La cláusula de salvaguarda automática —que permite a la UE suspender liberalizaciones si hay daño económico demostrable— es quizá el mecanismo más ingenioso del acuerdo. Transforma un tratado de libre comercio en un instrumento de gestión de riesgos, donde la apertura está condicionada a la estabilidad política interna.
Hacia un Occidente Reconfigurado
El significado último de este acuerdo trasciende lo económico. En un mundo donde China ejerce su influencia a través de la Iniciativa de la Franja y la Ruta y Estados Unidos abraza el proteccionismo, Europa y Sudamérica ensayan una forma de integración basada en valores compartidos —democracia, multilateralismo, desarrollo sostenible—.
El acuerdo crearía un espacio económico de 780 millones de personas con un PIB combinado de 20 billones de euros —equivalente al de Estados Unidos—. Pero su verdadero valor es geopolítico: demostrar que el occidentalismo no ha muerto, sino que se reconfigure sobre ejes de cooperación sur-norte.
Como resume Roberto Jaguaribe, embajador brasileño y negociador clave: «Este no es un acuerdo sobre quién vende más, sino sobre cómo organizamos la producción global en una era de crisis climática y fragmentación». La frase captura la esencia del momento: ya no se negocia para optimizar la globalización, sino para sobrevivir a sus contradicciones.
Entre la Oportunidad y la Subordinación
La probable firma en diciembre de 2025 —tras las elecciones europeas y el cambio de administración en Brasil— será menos un punto final que un nuevo comienzo. El acuerdo contiene cláusulas de revisión quinquenal que lo convierten en un organismo vivo, adaptable a nuevas realidades.
Su éxito no se medirá por los flujos comerciales inmediatos, sino por su capacidad para generar confianza estratégica entre regiones que históricamente se miraron con desconfianza. En eso, quizá, resida su mayor innovación: haber transformado la letra muerta de un tratado comercial en el germen de una alianza civilizatoria.

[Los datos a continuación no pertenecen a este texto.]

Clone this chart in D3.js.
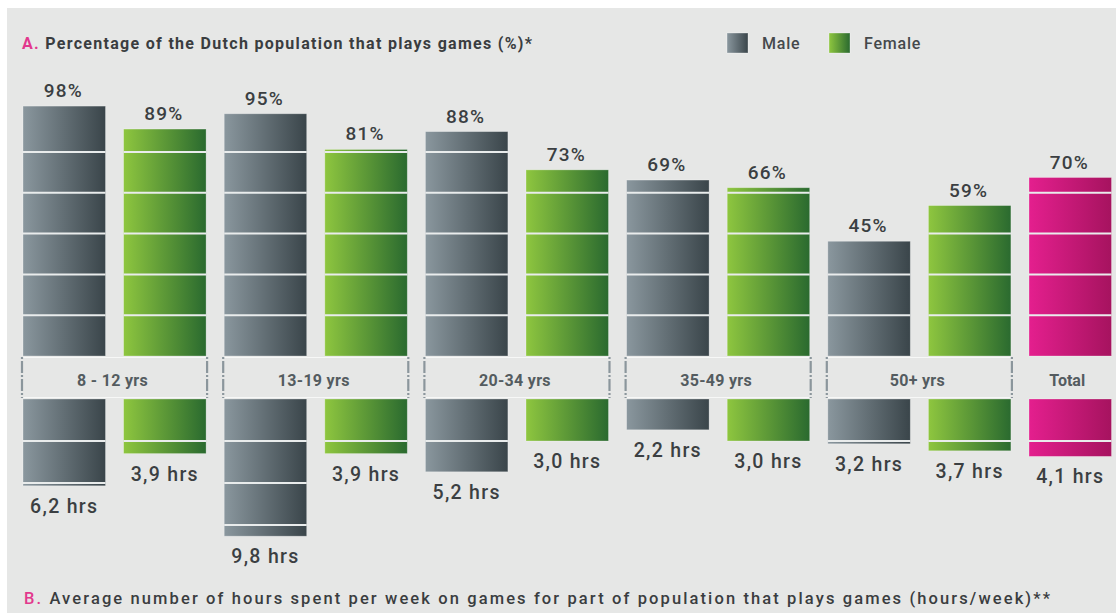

Riesgos y Alternativas para el Mercosur
La firma en diciembre de 2025 no será el fin de la historia, sino el comienzo de una nueva dependencia o, quizá, de una finalmente madura relación entre iguales. Un mal acuerdo UE-Mercosur será recordado como el test que definió si Sudamérica acepta un rol subalterno en el orden global o construye caminos propios. El riesgo es que Europa ofrece un lugar en su decadencia: mercado envejecido, tecnología de segunda y condicionalidad permanente, y un acuerdo donde el Mercosur sea solo un proveedor de materias primas, consolidando el modelo clásico de división internacional del trabajo.
La verdadera integración comenzaría cuando el Mercosur negocie como bloque cohesionado, exija reciprocidad real y priorice cadenas de valor regionales. Como resume el analista uruguayo Roberto García: «No necesitamos más socios que nos vean como colonias de recursos. Necesitamos aliados que respeten nuestra voluntad de desarrollo». La autonomía estratégica del Mercosur dependerá de su capacidad para transformar este acuerdo en una herramienta de desarrollo soberano, no de subordinación periférica.